唯一のコルトレーンとの共演盤として有名なのですが、共演しているのはタイトルの「テナー・マッドネス」一曲だけで、あとはロリンズのワン・ホーンカルテットです。メンバーがマイルスリズム隊のレッド・ガーランド、ポール・チェバース、フィリー・ジョー・ジョーンズという顔ぶれです。
このレコードはモノラル盤なので、ステレオカートリッジで聞いても左がジョン・コルトレーン右がソニー・ロリンズという聞き分けはできません。最初にやや固めの音でソロを取るのがコルトレーン、二番目がロリンズです。ロリンズのソロはコルトレーンのあとで聞くと物足りないほど音色が柔らかくたゆたつようにうねっています。
年齢はコルトレーンの方が4つほど上なのですが、このころ、先に名も腕も上げていたのはロリンズの方でした。若くして名プレーヤーの仲間入りをしていたので早熟の天才なんでしょうね。それに比して、コルトレーンは不器用で、努力に努力を重ねてあの頂きまで上り詰めたのだと思います。
ロリンズはすでに何枚かリーダーアルバムを出し、「サキソフォンコロッサス」を発売した年でもありました。この「テナーマッドネス」を聞く限りはコルトレーンのソロは強いもののやや直線的で、ロリンズのソロは自由奔放で音楽的な豊かさを感じさせます。
最後はやはりあの有名な「SAXOPHONE COLOSSUS」です。やはり名盤と言われるだけあって、どの曲を聞いても素晴らしいですね。「セント・トーマス」などはNHKの番組のテーマなどにも使われていて、すっかり耳慣れた曲になっています。
「SAXOPHONE COLOSSUS」に限らず、ここに上げたアルバムのどれをとっても、ソニー・ロリンズの太くて豊かな音色と、自由奔放な暖かみのあるアドリブソロがたっぷりと聞けます。彼の演奏を聞いていると、ジャズは小難しいものではなく、ひとつの素晴らしい音楽であるということを知らされる気がしますね。

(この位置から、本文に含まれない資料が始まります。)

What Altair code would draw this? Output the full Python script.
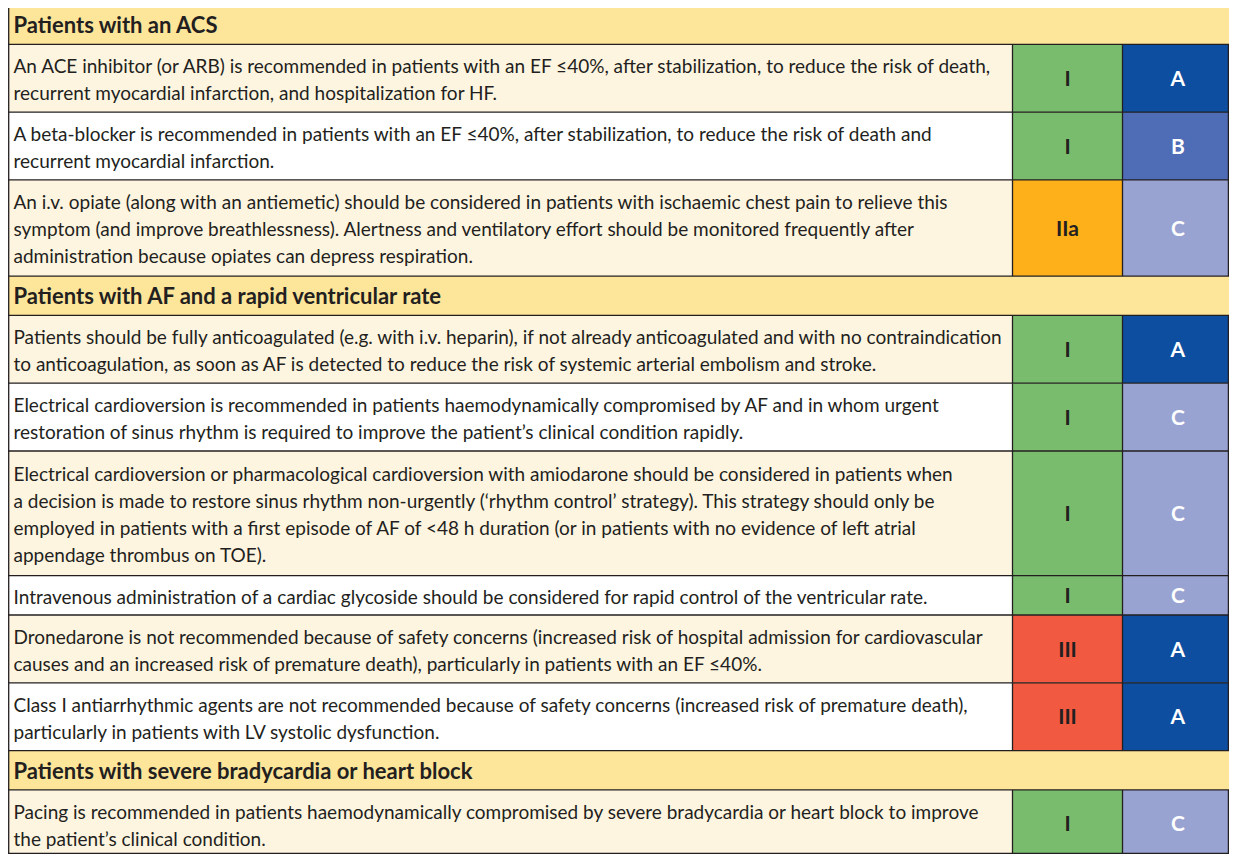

ソニー・ロリンズは一体どれくらいのレコードを出しているのか見当もつきませんが、私が持っている彼のリーダーアルバムはここまでです。おさわり程度なんでししょうね。あと共演盤で、マイルスの「バグス・グルーヴ」、「DIG」、そしてブラウン&ローチの「BASIN STREET」、「コンプリート・ジ・アメイジング・バド・パウエル Vol.1」などなど。
CDでは同じく「SAXOPHONE COLOSSUS」「plus4」「WAY OUT WEST」を重複所有し「NEWKS TIME」「THE BRIDGE」「SONNY ROLLINS Vol.2」「OLD FLAMES」「ザ・ファビュラス・ファッツ・ナヴァロ Vol.1 、2」などを持っていますが、今夜はもう時間がありません。